Exclude the pictures and return every line exactly as written.
[start Supplied information]
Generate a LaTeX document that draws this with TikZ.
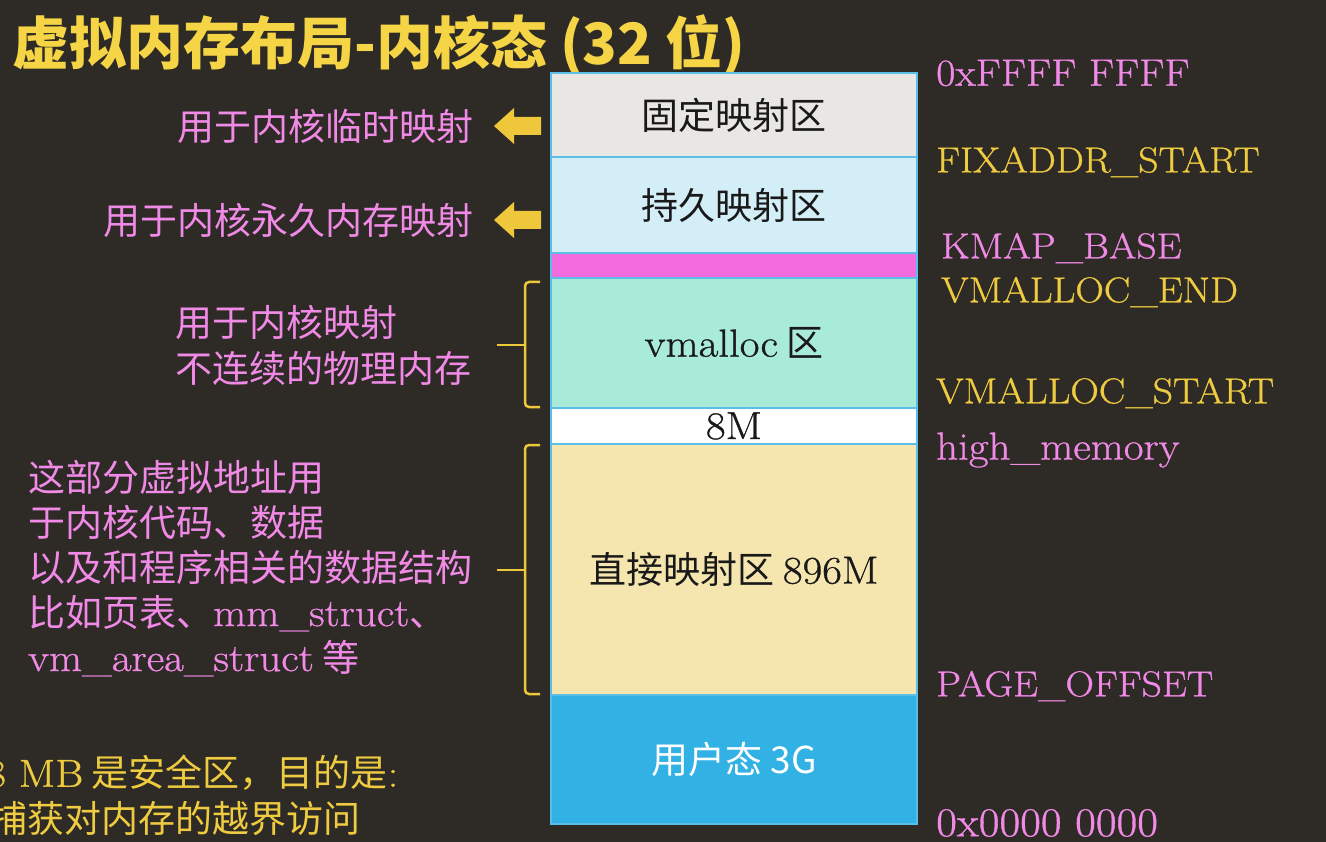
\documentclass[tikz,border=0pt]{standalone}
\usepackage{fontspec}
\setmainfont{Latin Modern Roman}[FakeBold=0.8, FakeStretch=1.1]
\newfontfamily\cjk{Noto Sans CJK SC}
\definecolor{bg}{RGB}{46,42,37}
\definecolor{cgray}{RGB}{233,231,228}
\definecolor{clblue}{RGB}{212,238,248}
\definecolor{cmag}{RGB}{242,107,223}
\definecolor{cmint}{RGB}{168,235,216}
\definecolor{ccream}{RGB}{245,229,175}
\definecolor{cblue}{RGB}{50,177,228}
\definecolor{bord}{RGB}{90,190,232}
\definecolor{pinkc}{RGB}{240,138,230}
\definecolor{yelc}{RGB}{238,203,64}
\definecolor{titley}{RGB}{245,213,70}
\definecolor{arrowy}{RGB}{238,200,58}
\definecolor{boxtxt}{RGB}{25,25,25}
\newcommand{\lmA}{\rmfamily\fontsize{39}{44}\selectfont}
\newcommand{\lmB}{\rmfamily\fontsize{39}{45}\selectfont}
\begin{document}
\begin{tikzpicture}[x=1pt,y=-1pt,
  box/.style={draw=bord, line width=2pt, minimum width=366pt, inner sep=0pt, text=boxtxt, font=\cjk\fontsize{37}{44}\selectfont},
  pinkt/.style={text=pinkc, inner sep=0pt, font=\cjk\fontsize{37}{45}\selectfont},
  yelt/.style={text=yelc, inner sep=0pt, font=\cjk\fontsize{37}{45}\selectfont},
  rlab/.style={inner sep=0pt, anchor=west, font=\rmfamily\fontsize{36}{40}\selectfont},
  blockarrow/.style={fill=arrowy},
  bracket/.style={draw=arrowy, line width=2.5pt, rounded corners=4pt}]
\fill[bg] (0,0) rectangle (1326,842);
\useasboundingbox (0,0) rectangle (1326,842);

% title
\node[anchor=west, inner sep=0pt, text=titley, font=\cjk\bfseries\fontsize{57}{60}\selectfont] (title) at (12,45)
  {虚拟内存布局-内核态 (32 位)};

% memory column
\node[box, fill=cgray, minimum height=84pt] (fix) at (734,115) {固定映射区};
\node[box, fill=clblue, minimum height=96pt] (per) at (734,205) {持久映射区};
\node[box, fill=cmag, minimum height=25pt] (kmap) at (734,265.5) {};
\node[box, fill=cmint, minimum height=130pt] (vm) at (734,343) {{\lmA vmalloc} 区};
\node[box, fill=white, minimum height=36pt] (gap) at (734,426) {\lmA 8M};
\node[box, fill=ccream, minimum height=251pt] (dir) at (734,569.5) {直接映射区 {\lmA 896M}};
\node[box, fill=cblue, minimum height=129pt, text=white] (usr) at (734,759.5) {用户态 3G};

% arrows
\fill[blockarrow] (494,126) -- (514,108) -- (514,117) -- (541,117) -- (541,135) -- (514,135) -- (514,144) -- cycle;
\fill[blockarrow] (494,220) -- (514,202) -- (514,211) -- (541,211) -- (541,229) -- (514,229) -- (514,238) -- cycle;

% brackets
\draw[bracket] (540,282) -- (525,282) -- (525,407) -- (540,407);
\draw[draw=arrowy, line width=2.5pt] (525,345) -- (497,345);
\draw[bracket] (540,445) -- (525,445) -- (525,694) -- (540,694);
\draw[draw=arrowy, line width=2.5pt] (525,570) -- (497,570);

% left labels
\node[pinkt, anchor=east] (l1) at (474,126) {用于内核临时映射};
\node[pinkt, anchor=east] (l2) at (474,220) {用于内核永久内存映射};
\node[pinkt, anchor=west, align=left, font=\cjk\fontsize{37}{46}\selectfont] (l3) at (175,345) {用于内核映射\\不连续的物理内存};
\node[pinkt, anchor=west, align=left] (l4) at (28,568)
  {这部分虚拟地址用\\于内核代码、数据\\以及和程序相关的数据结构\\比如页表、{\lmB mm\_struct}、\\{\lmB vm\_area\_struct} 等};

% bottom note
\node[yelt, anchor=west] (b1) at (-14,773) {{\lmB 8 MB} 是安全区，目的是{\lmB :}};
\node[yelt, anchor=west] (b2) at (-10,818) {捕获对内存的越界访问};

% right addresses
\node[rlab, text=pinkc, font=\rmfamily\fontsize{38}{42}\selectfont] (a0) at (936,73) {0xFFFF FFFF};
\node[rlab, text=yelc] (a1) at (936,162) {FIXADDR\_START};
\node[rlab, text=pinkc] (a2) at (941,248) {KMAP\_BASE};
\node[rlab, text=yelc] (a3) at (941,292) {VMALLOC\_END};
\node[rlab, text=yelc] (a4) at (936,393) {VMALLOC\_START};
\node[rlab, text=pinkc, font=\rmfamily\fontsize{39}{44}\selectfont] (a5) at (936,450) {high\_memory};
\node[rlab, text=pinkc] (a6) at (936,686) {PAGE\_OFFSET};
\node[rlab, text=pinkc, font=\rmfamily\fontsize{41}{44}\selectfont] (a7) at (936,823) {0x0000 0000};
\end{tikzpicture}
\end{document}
[end Supplied information]
Exercise response —
Generate a LaTeX document that draws this with TikZ.
\documentclass[tikz,border=0pt]{standalone}
\usepackage{fontspec}
\setmainfont{Latin Modern Roman}[FakeBold=0.8, FakeStretch=1.1]
\newfontfamily\cjk{Noto Sans CJK SC}
\definecolor{bg}{RGB}{46,42,37}
\definecolor{cgray}{RGB}{233,231,228}
\definecolor{clblue}{RGB}{212,238,248}
\definecolor{cmag}{RGB}{242,107,223}
\definecolor{cmint}{RGB}{168,235,216}
\definecolor{ccream}{RGB}{245,229,175}
\definecolor{cblue}{RGB}{50,177,228}
\definecolor{bord}{RGB}{90,190,232}
\definecolor{pinkc}{RGB}{240,138,230}
\definecolor{yelc}{RGB}{238,203,64}
\definecolor{titley}{RGB}{245,213,70}
\definecolor{arrowy}{RGB}{238,200,58}
\definecolor{boxtxt}{RGB}{25,25,25}
\newcommand{\lmA}{\rmfamily\fontsize{39}{44}\selectfont}
\newcommand{\lmB}{\rmfamily\fontsize{39}{45}\selectfont}
\begin{document}
\begin{tikzpicture}[x=1pt,y=-1pt,
  box/.style={draw=bord, line width=2pt, minimum width=366pt, inner sep=0pt, text=boxtxt, font=\cjk\fontsize{37}{44}\selectfont},
  pinkt/.style={text=pinkc, inner sep=0pt, font=\cjk\fontsize{37}{45}\selectfont},
  yelt/.style={text=yelc, inner sep=0pt, font=\cjk\fontsize{37}{45}\selectfont},
  rlab/.style={inner sep=0pt, anchor=west, font=\rmfamily\fontsize{36}{40}\selectfont},
  blockarrow/.style={fill=arrowy},
  bracket/.style={draw=arrowy, line width=2.5pt, rounded corners=4pt}]
\fill[bg] (0,0) rectangle (1326,842);
\useasboundingbox (0,0) rectangle (1326,842);

% title
\node[anchor=west, inner sep=0pt, text=titley, font=\cjk\bfseries\fontsize{57}{60}\selectfont] (title) at (12,45)
  {虚拟内存布局-内核态 (32 位)};

% memory column
\node[box, fill=cgray, minimum height=84pt] (fix) at (734,115) {固定映射区};
\node[box, fill=clblue, minimum height=96pt] (per) at (734,205) {持久映射区};
\node[box, fill=cmag, minimum height=25pt] (kmap) at (734,265.5) {};
\node[box, fill=cmint, minimum height=130pt] (vm) at (734,343) {{\lmA vmalloc} 区};
\node[box, fill=white, minimum height=36pt] (gap) at (734,426) {\lmA 8M};
\node[box, fill=ccream, minimum height=251pt] (dir) at (734,569.5) {直接映射区 {\lmA 896M}};
\node[box, fill=cblue, minimum height=129pt, text=white] (usr) at (734,759.5) {用户态 3G};

% arrows
\fill[blockarrow] (494,126) -- (514,108) -- (514,117) -- (541,117) -- (541,135) -- (514,135) -- (514,144) -- cycle;
\fill[blockarrow] (494,220) -- (514,202) -- (514,211) -- (541,211) -- (541,229) -- (514,229) -- (514,238) -- cycle;

% brackets
\draw[bracket] (540,282) -- (525,282) -- (525,407) -- (540,407);
\draw[draw=arrowy, line width=2.5pt] (525,345) -- (497,345);
\draw[bracket] (540,445) -- (525,445) -- (525,694) -- (540,694);
\draw[draw=arrowy, line width=2.5pt] (525,570) -- (497,570);

% left labels
\node[pinkt, anchor=east] (l1) at (474,126) {用于内核临时映射};
\node[pinkt, anchor=east] (l2) at (474,220) {用于内核永久内存映射};
\node[pinkt, anchor=west, align=left, font=\cjk\fontsize{37}{46}\selectfont] (l3) at (175,345) {用于内核映射\\不连续的物理内存};
\node[pinkt, anchor=west, align=left] (l4) at (28,568)
  {这部分虚拟地址用\\于内核代码、数据\\以及和程序相关的数据结构\\比如页表、{\lmB mm\_struct}、\\{\lmB vm\_area\_struct} 等};

% bottom note
\node[yelt, anchor=west] (b1) at (-14,773) {{\lmB 8 MB} 是安全区，目的是{\lmB :}};
\node[yelt, anchor=west] (b2) at (-10,818) {捕获对内存的越界访问};

% right addresses
\node[rlab, text=pinkc, font=\rmfamily\fontsize{38}{42}\selectfont] (a0) at (936,73) {0xFFFF FFFF};
\node[rlab, text=yelc] (a1) at (936,162) {FIXADDR\_START};
\node[rlab, text=pinkc] (a2) at (941,248) {KMAP\_BASE};
\node[rlab, text=yelc] (a3) at (941,292) {VMALLOC\_END};
\node[rlab, text=yelc] (a4) at (936,393) {VMALLOC\_START};
\node[rlab, text=pinkc, font=\rmfamily\fontsize{39}{44}\selectfont] (a5) at (936,450) {high\_memory};
\node[rlab, text=pinkc] (a6) at (936,686) {PAGE\_OFFSET};
\node[rlab, text=pinkc, font=\rmfamily\fontsize{41}{44}\selectfont] (a7) at (936,823) {0x0000 0000};
\end{tikzpicture}
\end{document}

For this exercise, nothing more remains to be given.